__STATED TASK__:
Copy out the listing that follows, exact in every word, and skip the images.

##########

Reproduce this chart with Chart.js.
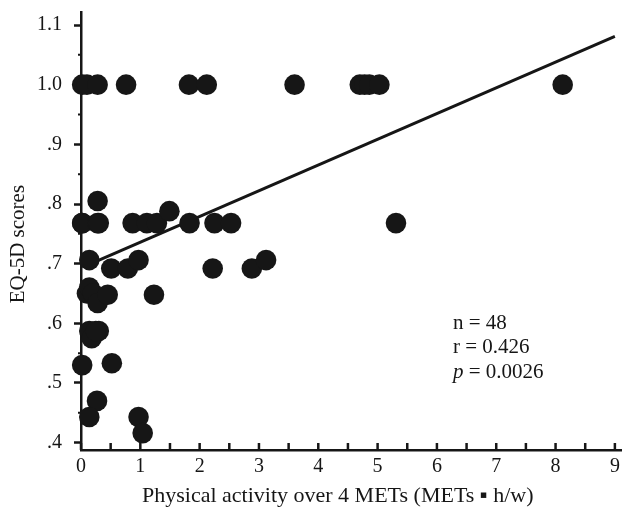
<!DOCTYPE html>
<html>
<head>
<meta charset="utf-8">
<script src="https://cdn.jsdelivr.net/npm/chart.js@4.4.1/dist/chart.umd.min.js"></script>
<style>
  html, body { margin: 0; padding: 0; background: #fff; }
  #wrap { width: 622px; height: 521px; position: relative; }
</style>
</head>
<body>
<div id="wrap"><canvas id="myCanvas"></canvas></div>
<script>
// physical activity (METs*h/w) vs EQ-5D score, one entry per subject
const activity = [
  0.02, 0.1, 0.28, 0.76, 1.82, 2.12, 3.60, 4.70, 4.78, 4.86, 5.03, 8.12,
  0.02, 0.02, 0.28, 0.3, 0.87, 1.11, 1.28, 1.83, 2.25, 2.53, 5.31,
  0.28, 1.49,
  0.14, 0.51, 0.79, 0.97, 2.22, 2.88, 3.12,
  0.1, 0.14, 0.2, 0.28, 0.45, 1.23,
  0.14, 0.3, 0.18, 0.25,
  0.02, 0.52,
  0.27, 0.14, 0.97, 1.04
];
const eq5d = [
  1.0, 1.0, 1.0, 1.0, 1.0, 1.0, 1.0, 1.0, 1.0, 1.0, 1.0, 1.0,
  0.768, 0.768, 0.768, 0.768, 0.768, 0.768, 0.768, 0.768, 0.768, 0.768, 0.768,
  0.805, 0.788,
  0.706, 0.692, 0.692, 0.706, 0.692, 0.692, 0.706,
  0.65, 0.66, 0.65, 0.634, 0.648, 0.648,
  0.587, 0.587, 0.575, 0.587,
  0.53, 0.533,
  0.47, 0.443, 0.443, 0.416
];
const fitX = [0.1, 9];
const fitY = [0.697, 1.081];
const xTicks = [0, 1, 2, 3, 4, 5, 6, 7, 8, 9];
const yTicks = [0.4, 0.5, 0.6, 0.7, 0.8, 0.9, 1.0, 1.1];
const yTickLabels = ['.4', '.5', '.6', '.7', '.8', '.9', '1.0', '1.1'];
const xMinor = [0.5, 1.5, 2.5, 3.5, 4.5, 5.5, 6.5, 7.5, 8.5];
const yMinor = [0.45, 0.55, 0.65, 0.75, 0.85, 0.95, 1.05];
const statLines = [['', 'n = 48'], ['', 'r = 0.426'], ['p', ' = 0.0026']];

const serif = "'Liberation Serif', 'DejaVu Serif', serif";
const ink = '#161616';
const nb = '\u00a0\u00a0\u00a0\u00a0\u00a0';

const tickPlugin = {
  id: 'tickPlugin',
  afterDraw(chart) {
    const ctx = chart.ctx;
    const xs = chart.scales.x, ys = chart.scales.y;
    const area = chart.chartArea;
    ctx.save();
    ctx.strokeStyle = ink;
    ctx.lineWidth = 2.5;
    ctx.beginPath();
    xTicks.concat(xMinor).forEach(v => {
      const px = xs.getPixelForValue(v);
      ctx.moveTo(px, area.bottom);
      ctx.lineTo(px, area.bottom - 7);
    });
    ctx.stroke();
    ctx.lineWidth = 2;
    ctx.beginPath();
    yMinor.forEach(v => {
      const py = ys.getPixelForValue(v);
      ctx.moveTo(area.left, py);
      ctx.lineTo(area.left - 3, py);
    });
    ctx.stroke();

    // stats text
    ctx.fillStyle = ink;
    ctx.textBaseline = 'middle';
    let tx = xs.getPixelForValue(6.27);
    let ty = ys.getPixelForValue(0.6);
    statLines.forEach((ln, i) => {
      let x = tx;
      const y = ty + i * 24.5;
      if (ln[0]) {
        ctx.font = 'italic 21px ' + serif;
        ctx.fillText(ln[0], x, y);
        x += ctx.measureText(ln[0]).width;
      }
      ctx.font = '21px ' + serif;
      ctx.fillText(ln[1], x, y);
    });
    ctx.restore();
  }
};

const dataConfig = {
  datasets: [{
    type: 'scatter',
    label: 'subjects',
    data: activity.map((v, i) => ({x: v, y: eq5d[i]})),
    backgroundColor: ink,
    borderColor: ink,
    borderWidth: 0,
    pointRadius: 10.3,
    pointHoverRadius: 10.3,
    clip: false,
    order: 1
  }, {
    type: 'line',
    label: 'fit',
    data: fitX.map((v, i) => ({x: v, y: fitY[i]})),
    borderColor: ink,
    borderWidth: 3,
    pointRadius: 0,
    fill: false,
    order: 2
  }]
};

const config = {
  type: 'scatter',
  data: dataConfig,
  options: {
    responsive: true,
    maintainAspectRatio: false,
    animation: false,
    layout: { autoPadding: false, padding: { top: 12, right: 0, left: 0, bottom: 0 } },
    plugins: { legend: { display: false }, tooltip: { enabled: false } },
    scales: {
      x: {
        type: 'linear',
        min: 0,
        max: 9.12,
        afterBuildTicks: s => { s.ticks = xTicks.map(v => ({value: v})); },
        afterFit: s => { s.height = 71; s.paddingLeft = 0; s.paddingRight = 0; },
        grid: { display: true, drawOnChartArea: false, drawTicks: false },
        border: { display: true, color: ink, width: 2.5 },
        ticks: { color: ink, padding: 5, font: { family: serif, size: 20 }, maxRotation: 0,
                 callback: v => String(v) },
        title: { display: true, text: 'Physical activity over 4 METs (METs ▪ h/w)' + nb, color: ink,
                 font: { family: serif, size: 22 }, padding: { top: 0, bottom: 12 } }
      },
      y: {
        type: 'linear',
        min: 0.3877,
        max: 1.1218,
        afterBuildTicks: s => { s.ticks = yTicks.map(v => ({value: v})); },
        afterFit: s => { s.width = 81; s.paddingTop = 0; s.paddingBottom = 0; },
        grid: { display: true, drawOnChartArea: false, drawTicks: true, tickLength: 7, tickWidth: 2.5, tickColor: ink },
        border: { display: true, color: ink, width: 2.5 },
        ticks: { color: ink, padding: 12, font: { family: serif, size: 20 },
                 callback: (v) => { const i = yTicks.findIndex(t => Math.abs(t - v) < 1e-6); return i >= 0 ? yTickLabels[i] : ''; } },
        title: { display: true, text: 'EQ-5D scores' + nb, color: ink,
                 font: { family: serif, size: 21 }, padding: { top: 6, bottom: 6 } }
      }
    }
  },
  plugins: [tickPlugin]
};

const myChart = new Chart(document.getElementById('myCanvas'), config);
</script>
</body>
</html>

##########

__ANSWER TO THIS EXERCISE__:
Reproduce this chart with Chart.js.
<!DOCTYPE html>
<html>
<head>
<meta charset="utf-8">
<script src="https://cdn.jsdelivr.net/npm/chart.js@4.4.1/dist/chart.umd.min.js"></script>
<style>
  html, body { margin: 0; padding: 0; background: #fff; }
  #wrap { width: 622px; height: 521px; position: relative; }
</style>
</head>
<body>
<div id="wrap"><canvas id="myCanvas"></canvas></div>
<script>
// physical activity (METs*h/w) vs EQ-5D score, one entry per subject
const activity = [
  0.02, 0.1, 0.28, 0.76, 1.82, 2.12, 3.60, 4.70, 4.78, 4.86, 5.03, 8.12,
  0.02, 0.02, 0.28, 0.3, 0.87, 1.11, 1.28, 1.83, 2.25, 2.53, 5.31,
  0.28, 1.49,
  0.14, 0.51, 0.79, 0.97, 2.22, 2.88, 3.12,
  0.1, 0.14, 0.2, 0.28, 0.45, 1.23,
  0.14, 0.3, 0.18, 0.25,
  0.02, 0.52,
  0.27, 0.14, 0.97, 1.04
];
const eq5d = [
  1.0, 1.0, 1.0, 1.0, 1.0, 1.0, 1.0, 1.0, 1.0, 1.0, 1.0, 1.0,
  0.768, 0.768, 0.768, 0.768, 0.768, 0.768, 0.768, 0.768, 0.768, 0.768, 0.768,
  0.805, 0.788,
  0.706, 0.692, 0.692, 0.706, 0.692, 0.692, 0.706,
  0.65, 0.66, 0.65, 0.634, 0.648, 0.648,
  0.587, 0.587, 0.575, 0.587,
  0.53, 0.533,
  0.47, 0.443, 0.443, 0.416
];
const fitX = [0.1, 9];
const fitY = [0.697, 1.081];
const xTicks = [0, 1, 2, 3, 4, 5, 6, 7, 8, 9];
const yTicks = [0.4, 0.5, 0.6, 0.7, 0.8, 0.9, 1.0, 1.1];
const yTickLabels = ['.4', '.5', '.6', '.7', '.8', '.9', '1.0', '1.1'];
const xMinor = [0.5, 1.5, 2.5, 3.5, 4.5, 5.5, 6.5, 7.5, 8.5];
const yMinor = [0.45, 0.55, 0.65, 0.75, 0.85, 0.95, 1.05];
const statLines = [['', 'n = 48'], ['', 'r = 0.426'], ['p', ' = 0.0026']];

const serif = "'Liberation Serif', 'DejaVu Serif', serif";
const ink = '#161616';
const nb = '\u00a0\u00a0\u00a0\u00a0\u00a0';

const tickPlugin = {
  id: 'tickPlugin',
  afterDraw(chart) {
    const ctx = chart.ctx;
    const xs = chart.scales.x, ys = chart.scales.y;
    const area = chart.chartArea;
    ctx.save();
    ctx.strokeStyle = ink;
    ctx.lineWidth = 2.5;
    ctx.beginPath();
    xTicks.concat(xMinor).forEach(v => {
      const px = xs.getPixelForValue(v);
      ctx.moveTo(px, area.bottom);
      ctx.lineTo(px, area.bottom - 7);
    });
    ctx.stroke();
    ctx.lineWidth = 2;
    ctx.beginPath();
    yMinor.forEach(v => {
      const py = ys.getPixelForValue(v);
      ctx.moveTo(area.left, py);
      ctx.lineTo(area.left - 3, py);
    });
    ctx.stroke();

    // stats text
    ctx.fillStyle = ink;
    ctx.textBaseline = 'middle';
    let tx = xs.getPixelForValue(6.27);
    let ty = ys.getPixelForValue(0.6);
    statLines.forEach((ln, i) => {
      let x = tx;
      const y = ty + i * 24.5;
      if (ln[0]) {
        ctx.font = 'italic 21px ' + serif;
        ctx.fillText(ln[0], x, y);
        x += ctx.measureText(ln[0]).width;
      }
      ctx.font = '21px ' + serif;
      ctx.fillText(ln[1], x, y);
    });
    ctx.restore();
  }
};

const dataConfig = {
  datasets: [{
    type: 'scatter',
    label: 'subjects',
    data: activity.map((v, i) => ({x: v, y: eq5d[i]})),
    backgroundColor: ink,
    borderColor: ink,
    borderWidth: 0,
    pointRadius: 10.3,
    pointHoverRadius: 10.3,
    clip: false,
    order: 1
  }, {
    type: 'line',
    label: 'fit',
    data: fitX.map((v, i) => ({x: v, y: fitY[i]})),
    borderColor: ink,
    borderWidth: 3,
    pointRadius: 0,
    fill: false,
    order: 2
  }]
};

const config = {
  type: 'scatter',
  data: dataConfig,
  options: {
    responsive: true,
    maintainAspectRatio: false,
    animation: false,
    layout: { autoPadding: false, padding: { top: 12, right: 0, left: 0, bottom: 0 } },
    plugins: { legend: { display: false }, tooltip: { enabled: false } },
    scales: {
      x: {
        type: 'linear',
        min: 0,
        max: 9.12,
        afterBuildTicks: s => { s.ticks = xTicks.map(v => ({value: v})); },
        afterFit: s => { s.height = 71; s.paddingLeft = 0; s.paddingRight = 0; },
        grid: { display: true, drawOnChartArea: false, drawTicks: false },
        border: { display: true, color: ink, width: 2.5 },
        ticks: { color: ink, padding: 5, font: { family: serif, size: 20 }, maxRotation: 0,
                 callback: v => String(v) },
        title: { display: true, text: 'Physical activity over 4 METs (METs ▪ h/w)' + nb, color: ink,
                 font: { family: serif, size: 22 }, padding: { top: 0, bottom: 12 } }
      },
      y: {
        type: 'linear',
        min: 0.3877,
        max: 1.1218,
        afterBuildTicks: s => { s.ticks = yTicks.map(v => ({value: v})); },
        afterFit: s => { s.width = 81; s.paddingTop = 0; s.paddingBottom = 0; },
        grid: { display: true, drawOnChartArea: false, drawTicks: true, tickLength: 7, tickWidth: 2.5, tickColor: ink },
        border: { display: true, color: ink, width: 2.5 },
        ticks: { color: ink, padding: 12, font: { family: serif, size: 20 },
                 callback: (v) => { const i = yTicks.findIndex(t => Math.abs(t - v) < 1e-6); return i >= 0 ? yTickLabels[i] : ''; } },
        title: { display: true, text: 'EQ-5D scores' + nb, color: ink,
                 font: { family: serif, size: 21 }, padding: { top: 6, bottom: 6 } }
      }
    }
  },
  plugins: [tickPlugin]
};

const myChart = new Chart(document.getElementById('myCanvas'), config);
</script>
</body>
</html>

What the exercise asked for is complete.